**EXERCISE DESCRIPTION:** Extract, in full, the lines below, beginning at the first and ending with the line that contains "df = pd.DataFrame(rows)". Pictures do not belong in the copy.

**THE INPUT:**

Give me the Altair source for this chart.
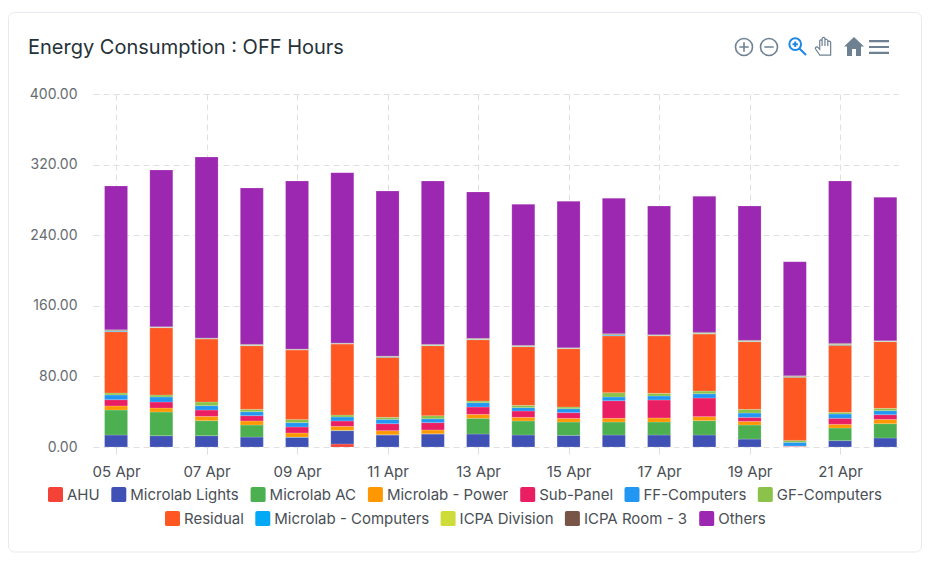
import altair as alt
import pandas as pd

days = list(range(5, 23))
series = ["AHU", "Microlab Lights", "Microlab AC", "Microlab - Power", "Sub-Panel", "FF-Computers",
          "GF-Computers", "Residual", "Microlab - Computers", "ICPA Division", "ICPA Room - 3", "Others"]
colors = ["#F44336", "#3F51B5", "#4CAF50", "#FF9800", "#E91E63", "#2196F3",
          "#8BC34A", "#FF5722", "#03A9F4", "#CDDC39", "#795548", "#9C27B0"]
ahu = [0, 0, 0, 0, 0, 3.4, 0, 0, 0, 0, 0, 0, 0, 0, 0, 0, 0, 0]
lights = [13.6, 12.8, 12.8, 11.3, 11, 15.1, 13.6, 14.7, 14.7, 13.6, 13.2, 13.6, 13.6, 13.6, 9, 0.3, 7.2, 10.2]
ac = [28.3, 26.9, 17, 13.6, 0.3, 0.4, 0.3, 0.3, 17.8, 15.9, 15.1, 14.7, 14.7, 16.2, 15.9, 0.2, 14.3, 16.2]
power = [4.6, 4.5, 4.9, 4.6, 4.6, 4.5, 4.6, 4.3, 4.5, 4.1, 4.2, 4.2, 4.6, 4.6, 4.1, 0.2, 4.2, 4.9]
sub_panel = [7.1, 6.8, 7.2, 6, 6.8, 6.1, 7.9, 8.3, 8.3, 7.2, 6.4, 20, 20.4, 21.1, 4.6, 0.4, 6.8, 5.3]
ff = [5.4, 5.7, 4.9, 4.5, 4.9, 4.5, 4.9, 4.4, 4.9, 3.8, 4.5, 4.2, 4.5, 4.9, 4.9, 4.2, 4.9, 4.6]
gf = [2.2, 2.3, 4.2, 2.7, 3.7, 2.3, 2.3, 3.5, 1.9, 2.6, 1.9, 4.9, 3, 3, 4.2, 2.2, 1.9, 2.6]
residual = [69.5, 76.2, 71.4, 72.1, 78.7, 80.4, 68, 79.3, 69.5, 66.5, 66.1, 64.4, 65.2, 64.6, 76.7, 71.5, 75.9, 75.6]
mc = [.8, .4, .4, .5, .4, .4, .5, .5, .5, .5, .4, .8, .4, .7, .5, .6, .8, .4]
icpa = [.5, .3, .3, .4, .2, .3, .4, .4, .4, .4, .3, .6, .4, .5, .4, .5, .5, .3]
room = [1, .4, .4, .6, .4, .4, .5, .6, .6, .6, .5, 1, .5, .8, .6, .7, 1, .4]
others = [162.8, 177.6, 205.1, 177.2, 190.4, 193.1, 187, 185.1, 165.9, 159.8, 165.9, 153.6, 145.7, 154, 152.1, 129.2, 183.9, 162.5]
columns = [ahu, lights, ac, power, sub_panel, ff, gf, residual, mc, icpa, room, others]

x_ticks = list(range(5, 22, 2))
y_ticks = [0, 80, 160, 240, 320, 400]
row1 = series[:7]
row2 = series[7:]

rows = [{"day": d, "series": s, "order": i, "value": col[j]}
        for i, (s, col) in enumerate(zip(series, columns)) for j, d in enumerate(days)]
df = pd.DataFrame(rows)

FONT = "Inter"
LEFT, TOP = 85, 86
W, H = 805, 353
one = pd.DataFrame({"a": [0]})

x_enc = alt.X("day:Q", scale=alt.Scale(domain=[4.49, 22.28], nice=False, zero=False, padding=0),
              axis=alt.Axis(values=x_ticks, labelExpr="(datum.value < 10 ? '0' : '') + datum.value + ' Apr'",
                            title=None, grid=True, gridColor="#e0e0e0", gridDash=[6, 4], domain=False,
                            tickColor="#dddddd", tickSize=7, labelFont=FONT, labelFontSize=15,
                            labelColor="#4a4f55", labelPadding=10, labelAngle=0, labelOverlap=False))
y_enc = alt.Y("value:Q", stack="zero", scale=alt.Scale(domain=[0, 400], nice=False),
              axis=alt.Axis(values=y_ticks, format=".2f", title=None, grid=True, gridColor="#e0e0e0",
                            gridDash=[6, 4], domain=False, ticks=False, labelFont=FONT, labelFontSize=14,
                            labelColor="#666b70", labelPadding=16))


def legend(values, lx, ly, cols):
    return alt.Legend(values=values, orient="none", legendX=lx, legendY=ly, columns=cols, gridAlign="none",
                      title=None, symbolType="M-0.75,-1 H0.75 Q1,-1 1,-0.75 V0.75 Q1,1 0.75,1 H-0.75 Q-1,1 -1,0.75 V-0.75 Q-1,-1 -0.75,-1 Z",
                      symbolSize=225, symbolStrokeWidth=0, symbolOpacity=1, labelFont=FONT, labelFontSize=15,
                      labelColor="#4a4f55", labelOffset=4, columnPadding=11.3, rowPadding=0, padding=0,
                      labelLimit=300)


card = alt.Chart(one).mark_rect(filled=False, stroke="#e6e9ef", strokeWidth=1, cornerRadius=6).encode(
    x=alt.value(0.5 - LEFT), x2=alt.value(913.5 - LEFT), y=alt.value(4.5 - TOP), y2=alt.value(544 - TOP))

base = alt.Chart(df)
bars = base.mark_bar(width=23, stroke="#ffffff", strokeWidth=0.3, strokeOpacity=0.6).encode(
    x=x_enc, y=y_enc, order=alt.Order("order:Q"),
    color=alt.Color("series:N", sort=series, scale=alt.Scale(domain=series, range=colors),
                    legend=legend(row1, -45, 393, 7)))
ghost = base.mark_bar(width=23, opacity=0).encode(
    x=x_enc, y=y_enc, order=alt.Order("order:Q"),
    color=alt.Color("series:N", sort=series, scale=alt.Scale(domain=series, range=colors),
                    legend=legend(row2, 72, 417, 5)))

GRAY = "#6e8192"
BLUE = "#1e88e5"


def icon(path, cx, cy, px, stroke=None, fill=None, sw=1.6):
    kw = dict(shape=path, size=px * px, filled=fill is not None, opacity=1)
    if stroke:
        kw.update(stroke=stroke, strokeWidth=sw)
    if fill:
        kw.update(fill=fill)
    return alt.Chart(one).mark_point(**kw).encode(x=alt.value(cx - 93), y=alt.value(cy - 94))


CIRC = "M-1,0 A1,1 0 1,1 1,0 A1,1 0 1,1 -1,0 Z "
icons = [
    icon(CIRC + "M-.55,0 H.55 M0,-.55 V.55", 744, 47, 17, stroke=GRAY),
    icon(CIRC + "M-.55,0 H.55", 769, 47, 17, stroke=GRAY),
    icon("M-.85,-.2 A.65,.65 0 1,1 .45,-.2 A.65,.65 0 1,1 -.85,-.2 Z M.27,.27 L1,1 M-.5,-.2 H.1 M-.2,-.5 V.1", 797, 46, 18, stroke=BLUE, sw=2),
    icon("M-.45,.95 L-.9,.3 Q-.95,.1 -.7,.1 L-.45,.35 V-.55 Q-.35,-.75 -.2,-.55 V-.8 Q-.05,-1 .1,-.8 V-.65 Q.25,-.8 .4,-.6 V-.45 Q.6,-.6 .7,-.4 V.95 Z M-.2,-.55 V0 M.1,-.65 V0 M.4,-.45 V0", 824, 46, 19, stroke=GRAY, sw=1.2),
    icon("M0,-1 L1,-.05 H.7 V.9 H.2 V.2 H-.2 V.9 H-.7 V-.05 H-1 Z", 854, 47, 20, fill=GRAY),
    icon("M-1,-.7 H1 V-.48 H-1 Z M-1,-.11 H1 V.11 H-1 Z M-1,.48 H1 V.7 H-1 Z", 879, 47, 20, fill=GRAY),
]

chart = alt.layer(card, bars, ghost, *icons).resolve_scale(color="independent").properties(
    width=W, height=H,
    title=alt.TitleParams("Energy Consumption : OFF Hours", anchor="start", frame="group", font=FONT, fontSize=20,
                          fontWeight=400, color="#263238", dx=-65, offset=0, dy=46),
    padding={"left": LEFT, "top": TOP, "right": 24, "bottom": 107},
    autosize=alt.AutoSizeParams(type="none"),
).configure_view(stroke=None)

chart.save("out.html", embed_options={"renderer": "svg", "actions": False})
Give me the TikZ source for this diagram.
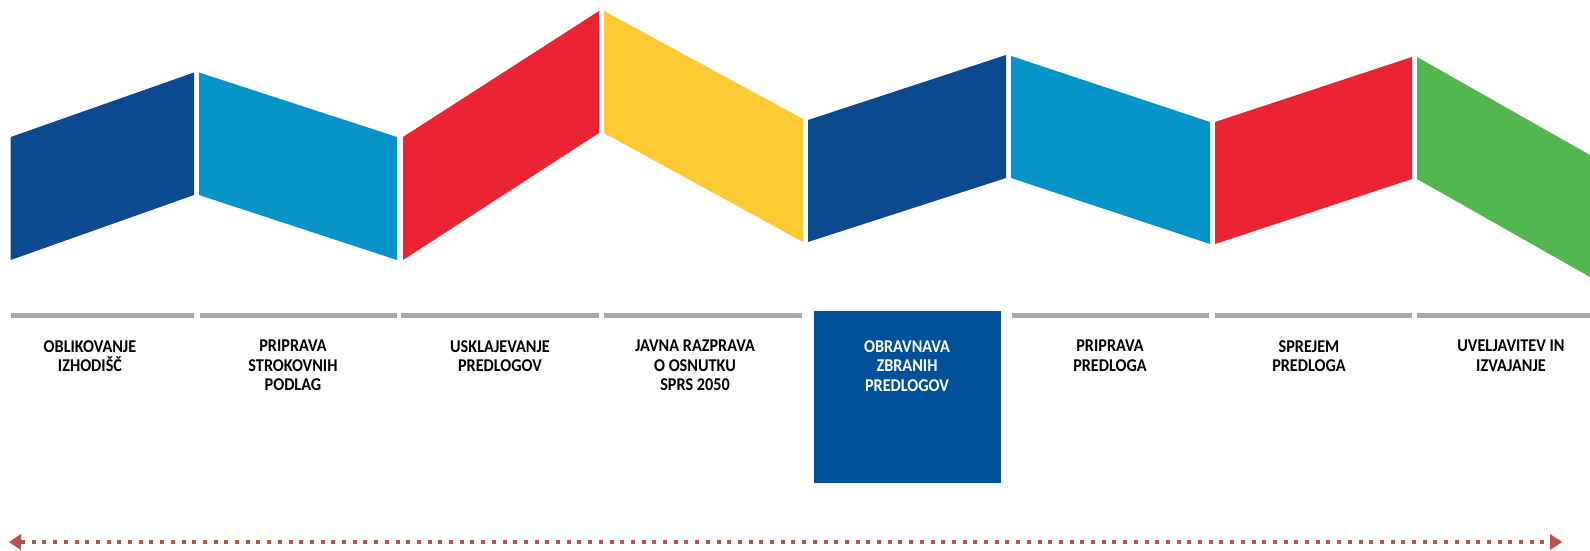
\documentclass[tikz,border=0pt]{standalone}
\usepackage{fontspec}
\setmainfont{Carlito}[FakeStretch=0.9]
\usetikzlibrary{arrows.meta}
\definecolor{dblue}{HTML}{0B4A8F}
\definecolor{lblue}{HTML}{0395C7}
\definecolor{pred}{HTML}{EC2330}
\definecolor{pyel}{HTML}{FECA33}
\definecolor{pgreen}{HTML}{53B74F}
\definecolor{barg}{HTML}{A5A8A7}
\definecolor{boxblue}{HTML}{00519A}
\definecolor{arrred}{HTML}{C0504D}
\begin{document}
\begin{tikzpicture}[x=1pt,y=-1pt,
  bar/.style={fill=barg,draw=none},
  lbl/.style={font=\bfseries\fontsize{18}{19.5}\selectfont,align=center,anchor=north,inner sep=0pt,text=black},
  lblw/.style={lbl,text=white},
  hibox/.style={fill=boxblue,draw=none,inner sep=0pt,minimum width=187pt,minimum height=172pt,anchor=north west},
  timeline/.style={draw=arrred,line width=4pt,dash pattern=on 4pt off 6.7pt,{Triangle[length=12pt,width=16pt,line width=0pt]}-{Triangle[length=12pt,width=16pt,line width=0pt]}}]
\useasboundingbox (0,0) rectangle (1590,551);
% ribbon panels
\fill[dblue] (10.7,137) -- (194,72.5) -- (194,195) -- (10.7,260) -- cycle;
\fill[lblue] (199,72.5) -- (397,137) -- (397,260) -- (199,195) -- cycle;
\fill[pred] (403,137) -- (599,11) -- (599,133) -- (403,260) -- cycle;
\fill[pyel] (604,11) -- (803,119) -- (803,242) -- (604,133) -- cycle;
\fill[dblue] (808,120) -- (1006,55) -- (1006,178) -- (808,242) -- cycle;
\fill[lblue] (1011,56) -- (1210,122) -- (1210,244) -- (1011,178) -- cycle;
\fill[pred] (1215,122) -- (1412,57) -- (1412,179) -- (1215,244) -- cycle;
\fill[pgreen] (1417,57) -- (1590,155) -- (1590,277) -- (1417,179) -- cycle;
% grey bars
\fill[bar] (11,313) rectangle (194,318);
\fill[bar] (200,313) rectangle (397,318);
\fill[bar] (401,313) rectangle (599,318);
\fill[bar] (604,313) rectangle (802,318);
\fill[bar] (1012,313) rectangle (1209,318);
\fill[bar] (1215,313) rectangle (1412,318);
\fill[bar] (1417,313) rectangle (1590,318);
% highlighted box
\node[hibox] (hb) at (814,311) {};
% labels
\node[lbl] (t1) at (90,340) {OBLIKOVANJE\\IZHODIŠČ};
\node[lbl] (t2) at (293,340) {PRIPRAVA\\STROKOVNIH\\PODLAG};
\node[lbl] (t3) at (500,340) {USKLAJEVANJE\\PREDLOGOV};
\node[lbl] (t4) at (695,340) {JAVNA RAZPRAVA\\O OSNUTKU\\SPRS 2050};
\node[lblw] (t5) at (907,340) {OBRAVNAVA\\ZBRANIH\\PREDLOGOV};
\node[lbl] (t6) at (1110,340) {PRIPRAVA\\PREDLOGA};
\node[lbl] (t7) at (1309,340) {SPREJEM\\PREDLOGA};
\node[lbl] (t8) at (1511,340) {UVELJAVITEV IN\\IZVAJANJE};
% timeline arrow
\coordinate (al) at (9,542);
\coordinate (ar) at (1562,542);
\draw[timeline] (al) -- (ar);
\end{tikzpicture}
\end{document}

**RESULT OF THE EXERCISE:**
Give me the Altair source for this chart.
import altair as alt
import pandas as pd

days = list(range(5, 23))
series = ["AHU", "Microlab Lights", "Microlab AC", "Microlab - Power", "Sub-Panel", "FF-Computers",
          "GF-Computers", "Residual", "Microlab - Computers", "ICPA Division", "ICPA Room - 3", "Others"]
colors = ["#F44336", "#3F51B5", "#4CAF50", "#FF9800", "#E91E63", "#2196F3",
          "#8BC34A", "#FF5722", "#03A9F4", "#CDDC39", "#795548", "#9C27B0"]
ahu = [0, 0, 0, 0, 0, 3.4, 0, 0, 0, 0, 0, 0, 0, 0, 0, 0, 0, 0]
lights = [13.6, 12.8, 12.8, 11.3, 11, 15.1, 13.6, 14.7, 14.7, 13.6, 13.2, 13.6, 13.6, 13.6, 9, 0.3, 7.2, 10.2]
ac = [28.3, 26.9, 17, 13.6, 0.3, 0.4, 0.3, 0.3, 17.8, 15.9, 15.1, 14.7, 14.7, 16.2, 15.9, 0.2, 14.3, 16.2]
power = [4.6, 4.5, 4.9, 4.6, 4.6, 4.5, 4.6, 4.3, 4.5, 4.1, 4.2, 4.2, 4.6, 4.6, 4.1, 0.2, 4.2, 4.9]
sub_panel = [7.1, 6.8, 7.2, 6, 6.8, 6.1, 7.9, 8.3, 8.3, 7.2, 6.4, 20, 20.4, 21.1, 4.6, 0.4, 6.8, 5.3]
ff = [5.4, 5.7, 4.9, 4.5, 4.9, 4.5, 4.9, 4.4, 4.9, 3.8, 4.5, 4.2, 4.5, 4.9, 4.9, 4.2, 4.9, 4.6]
gf = [2.2, 2.3, 4.2, 2.7, 3.7, 2.3, 2.3, 3.5, 1.9, 2.6, 1.9, 4.9, 3, 3, 4.2, 2.2, 1.9, 2.6]
residual = [69.5, 76.2, 71.4, 72.1, 78.7, 80.4, 68, 79.3, 69.5, 66.5, 66.1, 64.4, 65.2, 64.6, 76.7, 71.5, 75.9, 75.6]
mc = [.8, .4, .4, .5, .4, .4, .5, .5, .5, .5, .4, .8, .4, .7, .5, .6, .8, .4]
icpa = [.5, .3, .3, .4, .2, .3, .4, .4, .4, .4, .3, .6, .4, .5, .4, .5, .5, .3]
room = [1, .4, .4, .6, .4, .4, .5, .6, .6, .6, .5, 1, .5, .8, .6, .7, 1, .4]
others = [162.8, 177.6, 205.1, 177.2, 190.4, 193.1, 187, 185.1, 165.9, 159.8, 165.9, 153.6, 145.7, 154, 152.1, 129.2, 183.9, 162.5]
columns = [ahu, lights, ac, power, sub_panel, ff, gf, residual, mc, icpa, room, others]

x_ticks = list(range(5, 22, 2))
y_ticks = [0, 80, 160, 240, 320, 400]
row1 = series[:7]
row2 = series[7:]

rows = [{"day": d, "series": s, "order": i, "value": col[j]}
        for i, (s, col) in enumerate(zip(series, columns)) for j, d in enumerate(days)]
df = pd.DataFrame(rows)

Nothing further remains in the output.